The special meeting will be held virtually on March 6, 2026, and holders of common stock as of January 21, 2026 can vote. As of December 31, 2025, there were 44,719,894 shares of common stock outstanding, and the board recommends voting in favor of both proposals.
Harvard Bioscience, Inc. has filed a resale registration covering up to 9,500,000 shares of its common stock for sale from time to time by selling securityholders. These shares consist of up to 2,000,000 shares issuable upon exercise of warrants at $0.50 per share and up to 7,500,000 shares issuable upon conversion of a $7.5 million Term C convertible loan at $1.00 per share.

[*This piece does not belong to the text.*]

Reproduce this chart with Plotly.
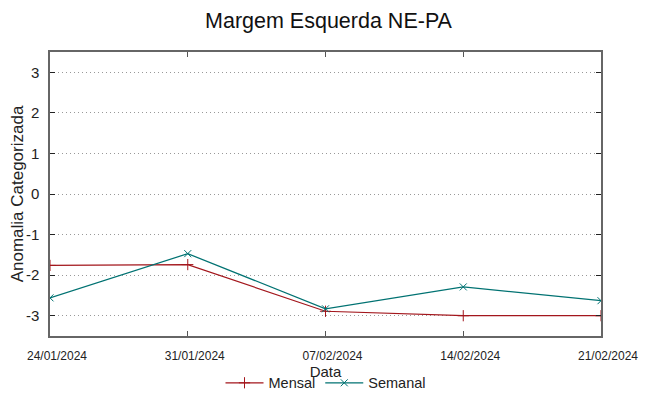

The company is not selling shares in this offering and will receive no proceeds from resales, other than up to $1.0 million if the warrants are exercised for cash, which would be used for working capital and general corporate purposes. There were 44,719,894 shares of common stock outstanding as of December 31, 2025, and the stock trades on Nasdaq under the symbol HBIO. The filing notes that investing in these securities involves a high degree of risk and highlights Harvard Bioscience’s status as a smaller reporting company with scaled disclosure requirements.
Harvard Bioscience is launching “Project Viking,” a restructuring that will close its Holliston, MA manufacturing facility and consolidate U.S. production in Minneapolis, MN, with some operations moving to Germany, Sweden, and the UK.

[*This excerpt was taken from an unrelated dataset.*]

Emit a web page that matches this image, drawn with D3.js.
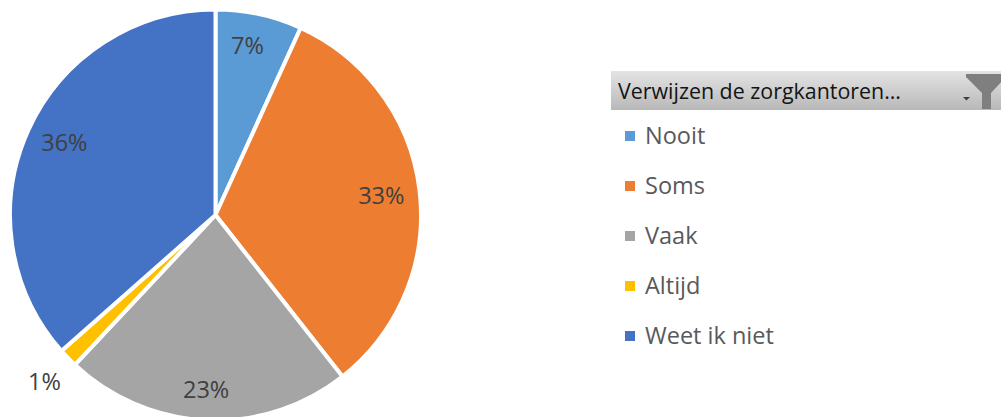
<!DOCTYPE html>
<html>
<head>
<meta charset="utf-8">
<script src="https://d3js.org/d3.v7.min.js"></script>
<style type="text/css">
  html, body { margin: 0; padding: 0; background: #fff; overflow: hidden; }
  text { font-family: "Open Sans", "Noto Sans", sans-serif; }
</style>
</head>
<body>
<svg id="chart" width="1001" height="417"></svg>
<script>
var categories = ["Nooit", "Soms", "Vaak", "Altijd", "Weet ik niet"];
var values = [6.8, 32.6, 22.6, 1.5, 36.5];
var labels = ["7%", "33%", "23%", "1%", "36%"];
var colors = ["#5b9bd5", "#ed7d31", "#a5a5a5", "#ffc000", "#4472c4"];
var filterTitle = "Verwijzen de zorgkantoren...";

var svg = d3.select("#chart");

var defs = svg.append("defs");
var grad = defs.append("linearGradient").attr("id", "hdr")
    .attr("x1", 0).attr("y1", 0).attr("x2", 0).attr("y2", 1);
grad.append("stop").attr("offset", "0%").attr("stop-color", "#e4e4e4");
grad.append("stop").attr("offset", "100%").attr("stop-color", "#b8b8b8");

// pie
var cx = 215.5, cy = 215, r = 205.5;
var pie = d3.pie().sort(null)(values);
var arc = d3.arc().innerRadius(0).outerRadius(r);
var labelRadius = [170, 170, 168, 0, 145];
// hand nudges so the labels land where the original put them
var nudgeX = [-4, -3, -2, 0, -19];
var nudgeY = [-3, 1, 7, 0, -13];
var g = svg.append("g").attr("transform", "translate(" + cx + "," + cy + ")");

g.selectAll("path").data(pie).enter().append("path")
    .attr("d", arc)
    .attr("fill", (d, i) => colors[i])
    .attr("stroke", "#fff")
    .attr("stroke-width", 4)
    .attr("stroke-linejoin", "round");

g.selectAll("text").data(pie).enter().append("text")
    .attr("text-anchor", "middle")
    .attr("font-size", 23.5)
    .attr("fill", "#404040")
    .attr("x", (d, i) => {
      var a = (d.startAngle + d.endAngle) / 2;
      return (i == 3 ? -171 : Math.sin(a) * labelRadius[i]) + nudgeX[i];
    })
    .attr("y", (d, i) => {
      var a = (d.startAngle + d.endAngle) / 2;
      return (i == 3 ? 166 : -Math.cos(a) * labelRadius[i]) + 8.5 + nudgeY[i];
    })
    .text((d, i) => labels[i]);

// filter button header
var hdrX = 611, hdrY = 71, hdrW = 390, hdrH = 39;
svg.append("rect").attr("x", hdrX).attr("y", hdrY).attr("width", hdrW).attr("height", hdrH)
    .attr("fill", "url(#hdr)");
svg.append("text").attr("x", 618).attr("y", 99).attr("font-size", 21)
    .attr("fill", "#141414").attr("textLength", 283).attr("lengthAdjust", "spacingAndGlyphs")
    .text(filterTitle);
svg.append("path").attr("d", "M963,97h7l-3.5,3.5z").attr("fill", "#404040");
svg.append("path").attr("d", "M966,74h40v3l-15,16v16h-9v-16l-16,-16z").attr("fill", "#7f7f7f");

// legend
var legendY = d3.scalePoint().domain(categories).range([136, 336]);
var legend = svg.append("g").selectAll("g").data(categories).enter().append("g")
    .attr("transform", d => "translate(625," + legendY(d) + ")");
legend.append("rect").attr("x", 0).attr("y", -5).attr("width", 10).attr("height", 10)
    .attr("fill", (d, i) => colors[i]);
legend.append("text").attr("x", 20).attr("y", 8).attr("font-size", 23.5)
    .attr("fill", "#595959").text(d => d);
</script>
</body>
</html>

The company expects about $3 million in cost savings in 2027 and about $4 million in annual savings beginning in 2028 from lower overhead, SKU rationalization, better asset use, and workforce reconfiguration. To implement the plan, it expects pre-tax restructuring charges of roughly $3.4–$4.4 million, including $0.6–$0.7 million of non-cash asset write-offs and/or accelerated depreciation mainly tied to the Holliston exit. Actions are expected to be substantially complete by the first half of 2027, and management cautions that actual results and charges may differ from current estimates.